To solve this problem of corruption, mismanagement, and control within banks and governments over a country’s money supply, Satoshi Nakamoto suggested a way of creating a system for a decentralized currency called Bitcoin, to generate digital money that solves the “double spend problem” without needing a central authority. This is done by means of achain of blocks that contain information: blockchains. With Bitcoin, every computer that participates in the system is also keeping a copy of the ledger. In other words, the pseudo-anonymous Bitcoin protocol is built on blockchains. Each block contains some data, the hash of the block, and the hash of the previous block. The data that is stored inside the block depends on the type of blockchain. The Bitcoin blockchain for example stores the details about transactions such as senders, receivers, and the number of coins. A block also has a hash which can be compared to a fingerprint; it identifies a block and all its contents and is always unique.
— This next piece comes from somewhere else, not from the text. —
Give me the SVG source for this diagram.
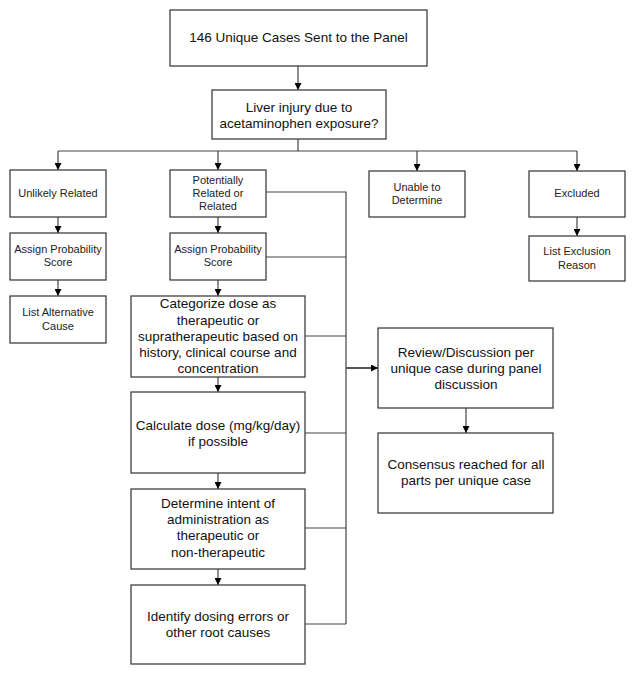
<svg xmlns="http://www.w3.org/2000/svg" width="635" height="675" viewBox="0 0 635 675">
<defs>
<marker id="ah" viewBox="0 0 10 10" refX="10" refY="5" markerWidth="7" markerHeight="7" markerUnits="userSpaceOnUse" orient="auto">
<path d="M0,0 L10,5 L0,10 z" fill="#000"/>
</marker>
<style>
.box{fill:#fff;stroke:#404040;stroke-width:1.3}
.c{fill:none;stroke:#444;stroke-width:1.2}
.ca{fill:none;stroke:#444;stroke-width:1.2;marker-end:url(#ah)}
.s{font-family:"Liberation Sans",Arial,sans-serif;font-size:11px;fill:#222;text-anchor:middle}
.m{font-family:"Liberation Sans",Arial,sans-serif;font-size:13.5px;fill:#111;text-anchor:middle}
</style>
</defs>
<rect width="635" height="675" fill="#fff"/>
<g id="connectors">
<path class="ca" d="M298,66 V90"/>
<path class="c" d="M298,139 V151 M58,151 H577"/>
<path class="ca" d="M58,151 V170"/>
<path class="ca" d="M218,151 V170"/>
<path class="ca" d="M417,151 V171"/>
<path class="ca" d="M577,151 V171"/>
<path class="ca" d="M58,217 V233"/>
<path class="ca" d="M58,280 V296"/>
<path class="ca" d="M218,217 V233"/>
<path class="ca" d="M218,280 V296"/>
<path class="ca" d="M218,377 V392"/>
<path class="ca" d="M218,473 V489"/>
<path class="ca" d="M218,569 V585"/>
<path class="ca" d="M577,217 V236"/>
<path class="c" d="M266,192 H346 V624 M266,257 H346 M305,336 H346 M305,433 H346 M305,528 H346 M305,624 H346"/>
<path class="ca" d="M346,368 H378" style="stroke-width:1.8"/>
<path class="ca" d="M466,408 V433"/>
</g>
<g id="n1"><rect class="box" x="170" y="10" width="257" height="56"/><text class="m" x="298.5" y="42">146 Unique Cases Sent to the Panel</text></g>
<g id="n2"><rect class="box" x="212" y="90" width="174" height="49"/><text class="m" x="299" y="112">Liver injury due to</text><text class="m" x="299" y="128">acetaminophen exposure?</text></g>
<g id="n3"><rect class="box" x="10" y="170" width="96" height="47"/><text class="s" x="58" y="197">Unlikely Related</text></g>
<g id="n4"><rect class="box" x="10" y="233" width="96" height="47"/><text class="s" x="58" y="253">Assign Probability</text><text class="s" x="58" y="266">Score</text></g>
<g id="n5"><rect class="box" x="10" y="296" width="96" height="47"/><text class="s" x="58" y="316">List Alternative</text><text class="s" x="58" y="330">Cause</text></g>
<g id="n6"><rect class="box" x="170" y="170" width="96" height="47"/><text class="s" x="218" y="184">Potentially</text><text class="s" x="218" y="197">Related or</text><text class="s" x="218" y="210">Related</text></g>
<g id="n7"><rect class="box" x="170" y="233" width="96" height="47"/><text class="s" x="218" y="253">Assign Probability</text><text class="s" x="218" y="266">Score</text></g>
<g id="n8"><rect class="box" x="131" y="296" width="174" height="81"/><text class="m" x="218" y="308">Categorize dose as</text><text class="m" x="218" y="325">therapeutic or</text><text class="m" x="218" y="341">supratherapeutic based on</text><text class="m" x="218" y="357">history, clinical course and</text><text class="m" x="218" y="373">concentration</text></g>
<g id="n9"><rect class="box" x="131" y="392" width="174" height="81"/><text class="m" x="218" y="430">Calculate dose (mg/kg/day)</text><text class="m" x="218" y="446">if possible</text></g>
<g id="n10"><rect class="box" x="131" y="489" width="174" height="80"/><text class="m" x="218" y="508">Determine intent of</text><text class="m" x="218" y="524">administration as</text><text class="m" x="218" y="540">therapeutic or</text><text class="m" x="218" y="557">non-therapeutic</text></g>
<g id="n11"><rect class="box" x="131" y="585" width="174" height="79"/><text class="m" x="218" y="621">Identify dosing errors or</text><text class="m" x="218" y="637">other root causes</text></g>
<g id="n12"><rect class="box" x="369" y="171" width="96" height="46"/><text class="s" x="417" y="191">Unable to</text><text class="s" x="417" y="204">Determine</text></g>
<g id="n13"><rect class="box" x="529" y="171" width="96" height="46"/><text class="s" x="577" y="197">Excluded</text></g>
<g id="n14"><rect class="box" x="529" y="236" width="96" height="45"/><text class="s" x="577" y="255">List Exclusion</text><text class="s" x="577" y="269">Reason</text></g>
<g id="n15"><rect class="box" x="378" y="328" width="175" height="80"/><text class="m" x="466" y="357">Review/Discussion per</text><text class="m" x="466" y="373">unique case during panel</text><text class="m" x="466" y="389">discussion</text></g>
<g id="n16"><rect class="box" x="378" y="433" width="175" height="80"/><text class="m" x="466" y="469">Consensus reached for all</text><text class="m" x="466" y="485">parts per unique case</text></g>
</svg>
These blockchains are distributed ledgers that are completely open, transparent, and trackable to anyone. They timestamp digital documents, preventing people from backdating or tampering with them. To take down the system or hack the ledger, one would have to take down hundreds of computers that are constantly updating copies, which makes it almost impossible for hackers to tackle. Moreover, the blockchain technology can verify, trace, and secure multi-step transactions. They can also diminish compliance costs and catalyze data transfer processing. Blockchains can be used as voting platforms and develop registries to detect conflicts and illicit activities, providing a peer-to-peer payment system with the highest security.

Blockchain technology is one of the greatest inventions and paradigms like the internet and has already grown in popularity, constantly expanding in fields of finance, business, and healthcare.It has propelled people to employ various kinds of cryptocurrencies, revolutionizing the world of commerce and economy, and creating an exciting future full of new opportunities.